Dr. Kirklyn Kerr, director of the Ohio Agricultural Research Development Centers, officially opens the 144th annual Canfield Fair, which he describes as the best county fair in the nation.

A winning $6 million Ohio Super Lotto ticket is sold in Warren, but a winner has not yet stepped forward. The winning numbers were 13, 17, 22, 28, 36 and 41.

1975: A mid-afternoon ear-splitting thunder and lightning storm puts a damper on second day attendance at the Canfield Fair, which was 41,823, about 10,000 fewer than a year earlier.

Mahoning County Common Pleas Judge Clyde W. Osborne denies a request for a temporary injunction filed by Pauline Bernard of Rosewae Drive seeking to stop the opening of mourning-dove hunting season, which the Ohio Department of Natural Resources says will open Sept. 1.

Father Nathan Willis, the only black clergyman serving in the Catholic Diocese of Youngstown, says the church should do more to recruit black nuns and priests for leadership roles.

1965: Mayor Anthony B. Flask is among three new directors elected by the Ohio Municipal League.

The Fellows Riverside Gardens and Garden Center receive a national award for outstanding community service.

The 119th Canfield Fair opens with fair directors expecting record crowds of about 300,000. Admission is $1.

1940: In a letter to city employees, Mayor William B. Spagnola warns that they are now covered by the Hatch Act, which prohibits them from taking part in political activities.

Cowboys of the Gatewood Rodeo capture four buffalo that escaped from the Canfield Fairgrounds into a section of undergrowth on the M.J. Neff farm.

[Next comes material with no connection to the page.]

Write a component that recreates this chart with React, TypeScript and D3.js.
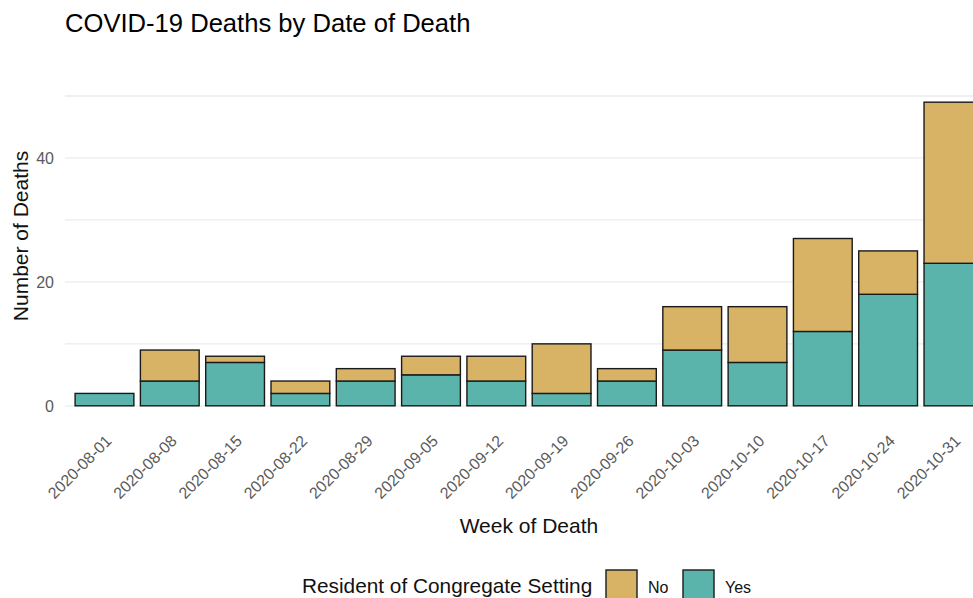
import React from "react";
import * as d3 from "d3";

const weeks = [
  "2020-08-01", "2020-08-08", "2020-08-15", "2020-08-22", "2020-08-29",
  "2020-09-05", "2020-09-12", "2020-09-19", "2020-09-26", "2020-10-03",
  "2020-10-10", "2020-10-17", "2020-10-24", "2020-10-31",
];
const yesValues = [2, 4, 7, 2, 4, 5, 4, 2, 4, 9, 7, 12, 18, 23];
const noValues = [0, 5, 1, 2, 2, 3, 4, 8, 2, 7, 9, 15, 7, 26];
const yMajorTicks = [0, 20, 40];
const yMinorTicks = [10, 30, 50];
const seriesNames = ["No", "Yes"];
const seriesColors = ["#D8B365", "#5AB4AC"];

const W = 973;
const H = 598;
const FONT = "'Liberation Sans', Arial, sans-serif";

export default function App() {
  const x = d3
    .scaleBand<string>()
    .domain(weeks)
    .range([65.3, 992.6])
    .paddingInner(0.1)
    .paddingOuter(0.15);
  const totals = yesValues.map((v, i) => v + noValues[i]);
  const yMax = d3.max(totals)!;
  const y = d3
    .scaleLinear()
    .domain([-yMax * 0.05, yMax * 1.05])
    .range([421, 87]);

  const rows = weeks.map((w, i) => ({ week: w, Yes: yesValues[i], No: noValues[i] }));
  const stack = d3.stack<any>().keys(["Yes", "No"])(rows);
  const colorOf = (k: string) => seriesColors[seriesNames.indexOf(k)];

  return (
    <svg
      width={W}
      height={H}
      style={{ position: "absolute", left: 0, top: 0, display: "block", background: "#fff" }}
      fontFamily={FONT}
    >
      {/* title */}
      <text x={65} y={32} fontSize={25.6} fill="#000">
        COVID-19 Deaths by Date of Death
      </text>

      {/* grid */}
      {[...yMinorTicks, ...yMajorTicks].map((t) => (
        <line
          key={"g" + t}
          x1={65}
          x2={W}
          y1={y(t)}
          y2={y(t)}
          stroke="#ebebeb"
          strokeWidth={1.3}
        />
      ))}

      {/* y tick labels */}
      {yMajorTicks.map((t) => (
        <text
          key={"yt" + t}
          x={54}
          y={y(t)}
          dy="0.36em"
          textAnchor="end"
          fontSize={16}
          fill="#5a5a5a"
        >
          {t}
        </text>
      ))}

      {/* y title */}
      <text
        transform={`translate(28, 236) rotate(-90)`}
        textAnchor="middle"
        fontSize={21}
        fill="#111"
      >
        Number of Deaths
      </text>

      {/* bars */}
      {stack.map((layer) =>
        layer.map((d, i) => {
          const h = y(d[0]) - y(d[1]);
          if (h <= 0) return null;
          return (
            <rect
              key={layer.key + i}
              x={x(weeks[i])!}
              y={y(d[1])}
              width={x.bandwidth()}
              height={h}
              fill={colorOf(layer.key)}
              stroke="#1a1a1a"
              strokeWidth={1.4}
            />
          );
        })
      )}

      {/* x tick labels */}
      {weeks.map((w) => (
        <text
          key={"xt" + w}
          transform={`translate(${x(w)! + x.bandwidth() / 2 + 8}, 442) rotate(-45)`}
          textAnchor="end"
          fontSize={16}
          fill="#5a5a5a"
        >
          {w}
        </text>
      ))}

      {/* x title */}
      <text x={(65.3 + 992.6) / 2} y={533} textAnchor="middle" fontSize={21} fill="#111">
        Week of Death
      </text>

      {/* legend */}
      <text x={302} y={593} fontSize={20.8} fill="#111">
        Resident of Congregate Setting
      </text>
      {seriesNames.map((s, i) => {
        const bx = i === 0 ? 606 : 683;
        return (
          <g key={"lg" + s}>
            <rect x={bx} y={570} width={31} height={34} fill={seriesColors[i]} stroke="#1a1a1a" strokeWidth={1.4} />
            <text x={bx + 42} y={593} fontSize={16} fill="#111">
              {s}
            </text>
          </g>
        );
      })}
    </svg>
  );
}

Large Youngstown coal consumers file an appeal with Secretary of the Interior Harold Ickes charging that the setting of minimum prices for bituminous coal is an “unlawful assumption of power.” The appellants include Youngstown Sheet & Tube Co., Republic Steel Corp., Republic Rubber, General Fireproofing, the Youngstown Chamber of Commerce, the G.M. McKelvey Co. and the Strouss Hirshberg Co.